# Parent care and how to help them get it



## greeneyeddolphin (May 31, 2010)

Not sure if this is the right forum for this, but not sure where else to put it, so, here goes....

My boyfriend's dad is 77 yrs old. He's a veteran, has high BP, COPD, and has had 5-6 strokes. He's living on his own right now, but has expressed that he thinks it's time he was in an assisted living facility and would like it to be closer to us (he currently lives about 80 or so miles away). 

I started checking into some facilities today. I found that most of them around us are going to run about $1800 a month, just for their fees, not including any extra money he might want for whatever. Between SS & his VA benefits, he only gets about $900 a month. He does have Medicare Part B through Humana. This means we would have to contribute almost $1000 a month, just for the facility fees, for him to be in one, which we can't do. I know from years ago that my grandmother got some additional state assistance to help cover the costs of being in an assisted living facility. I just have no idea how I would go about getting him the assistance. 

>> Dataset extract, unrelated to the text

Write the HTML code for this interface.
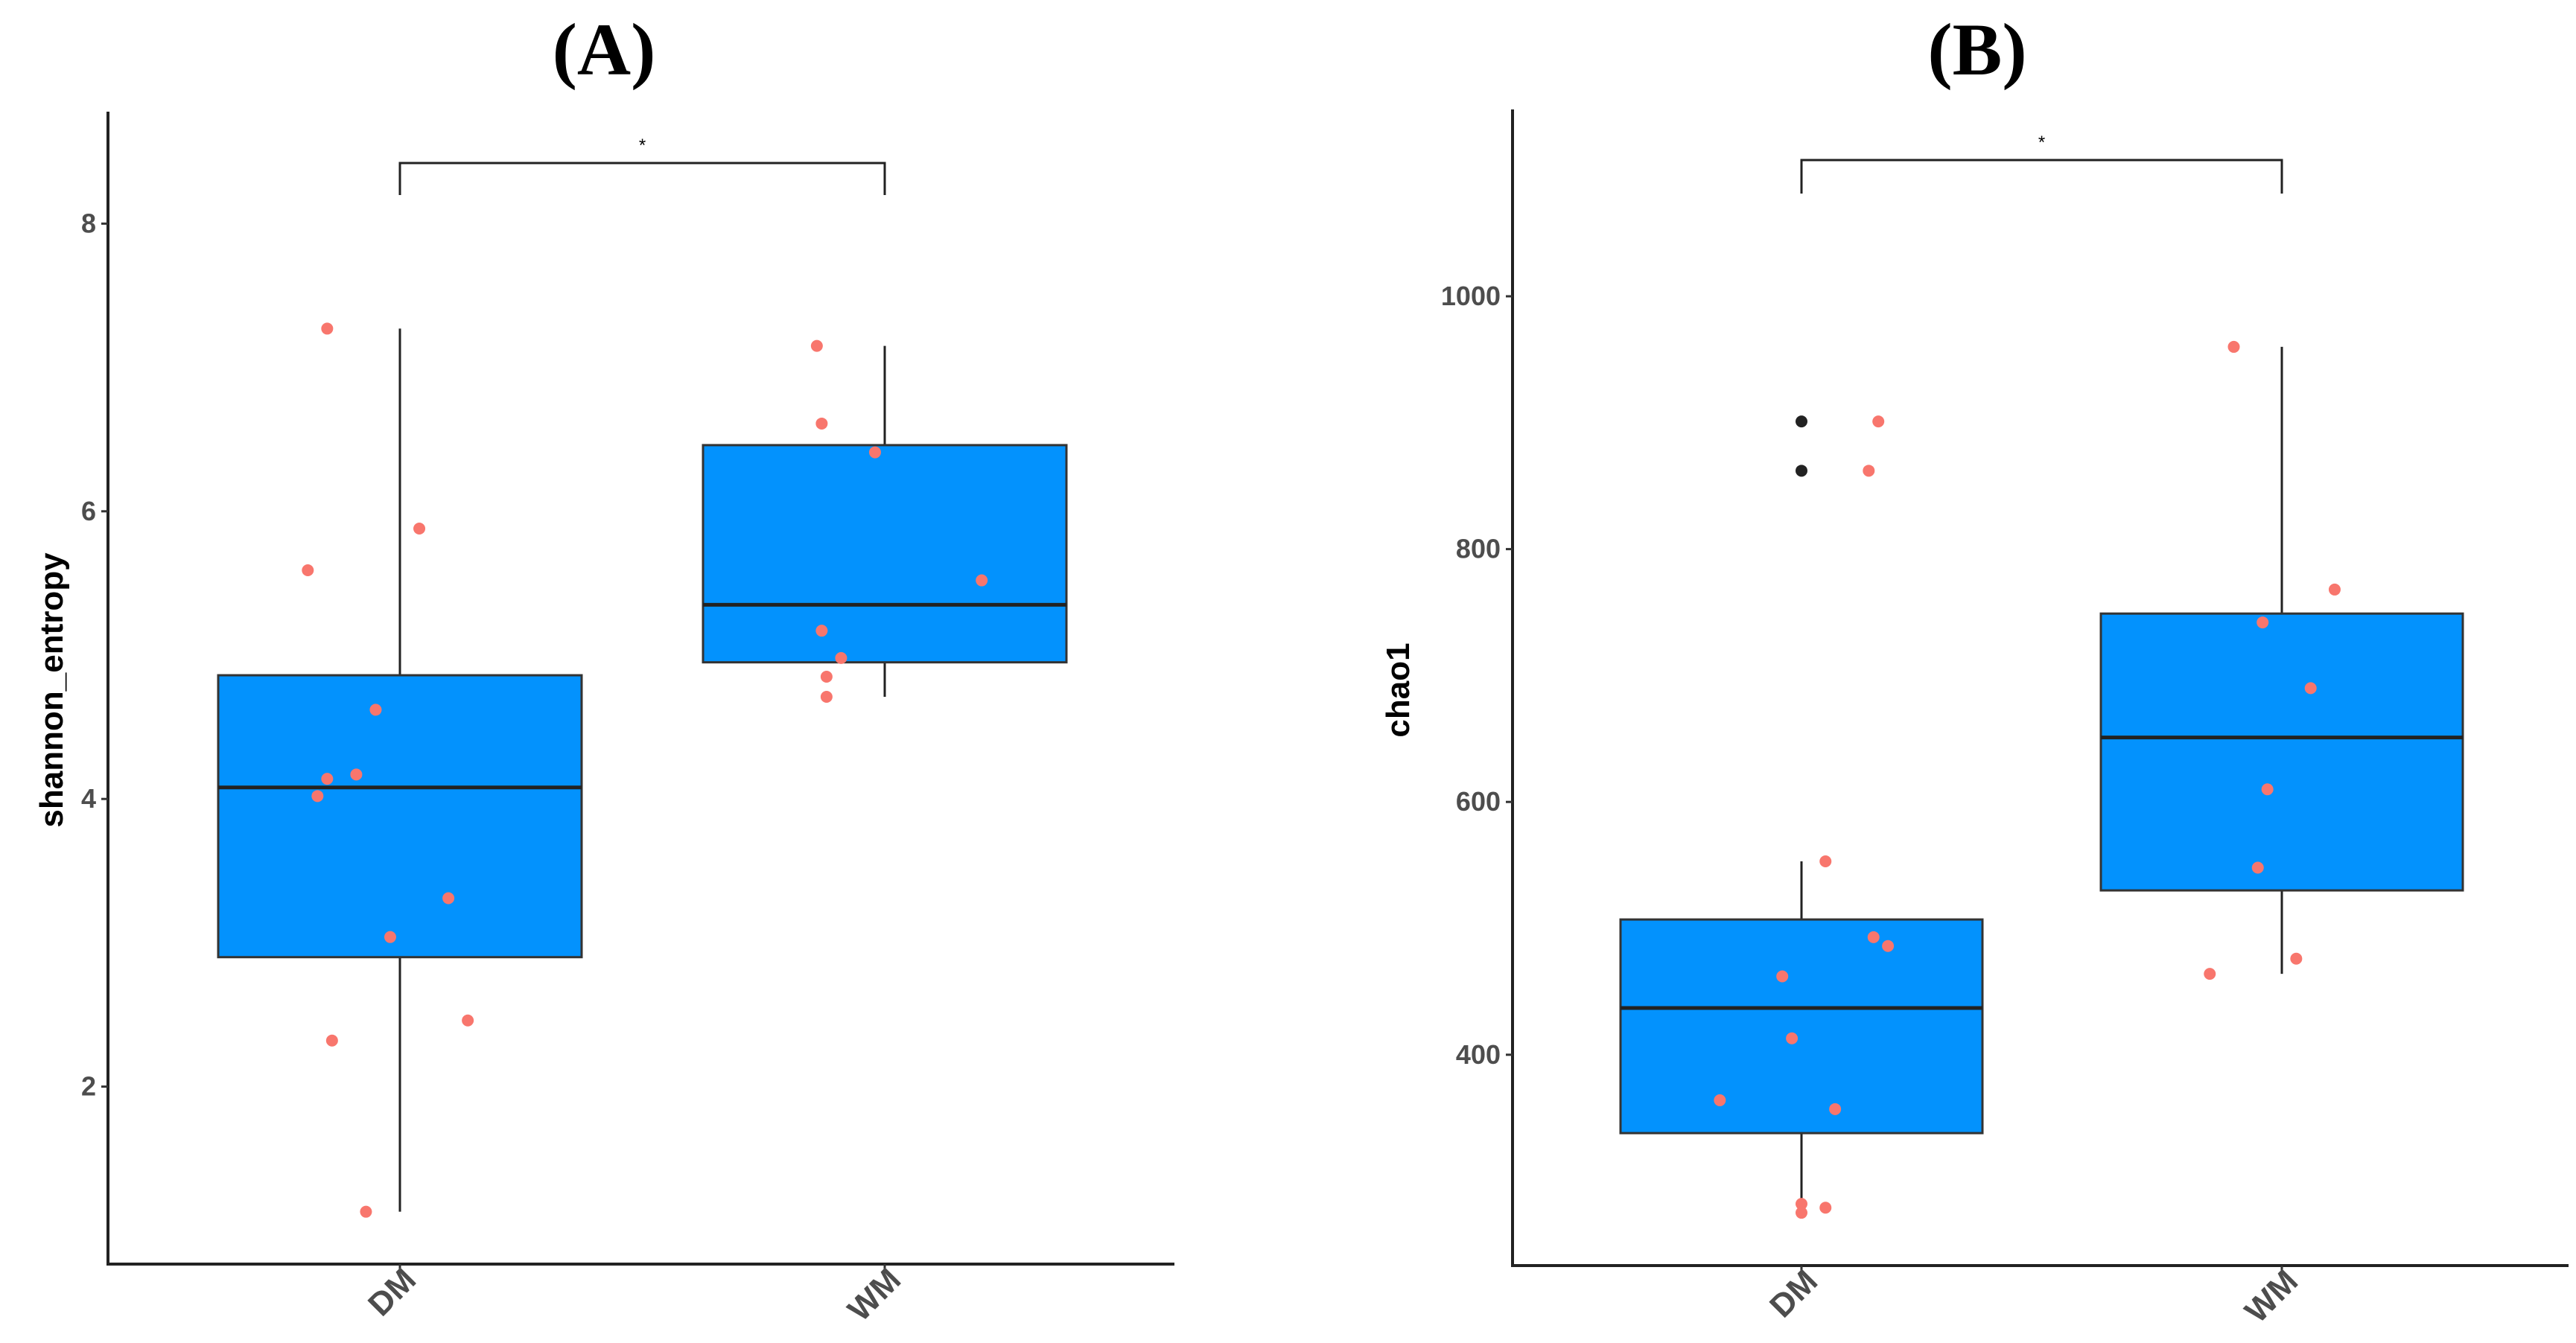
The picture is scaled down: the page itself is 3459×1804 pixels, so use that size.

We live in FL, so if anyone who lives here or has lived here before and dealt with this can help me, I'd be so grateful. I just need to know where to go to get the assistance, and what information we would need to provide them with in order to get it. I'm sure the facilities would help us, but my concern is that they're going to want us to place him first, and we can't commit, even temporarily, to paying the additional fees. Money is just too tight for us. 

We've considered the possibility of having him live with us, as well, but it's not really an option. #1, right now we're living with my parents, and #2, we think we'd still need some kind of home health aide or something for him, and #3, we have 2 kids and he really likes his peace and quiet, which he's more likely to get in a facility than with us and the kids. 

So...any help, suggestions, even just words of support would be appreciated.


----------



## 827Aug (Apr 27, 2008)

Glad you posted this because I need these answers too. My dad is 90 and has advanced Alzheimer disease. He is now in a nursing home. That bill is now up to over $5K a month. My mother is 86 and in okay shape (and lives right across the road). 

It is our understanding that VA will help with nursing home expenses. Also, someone told my brother that they knew of a case where VA paid for home health care. Have you checked into what all the VA does pay for? We are signing my Dad up for that, but I'm afraid it isn't going to be enough.

Have you filed with FL Medicaid for assistance? He may be eligible for help there, if they determine his income is below the poverty level. In addition, there are independently owned assisted living facilities which the state contracts with. My parents have too much property to qualify--but no money. It's a big problem.


----------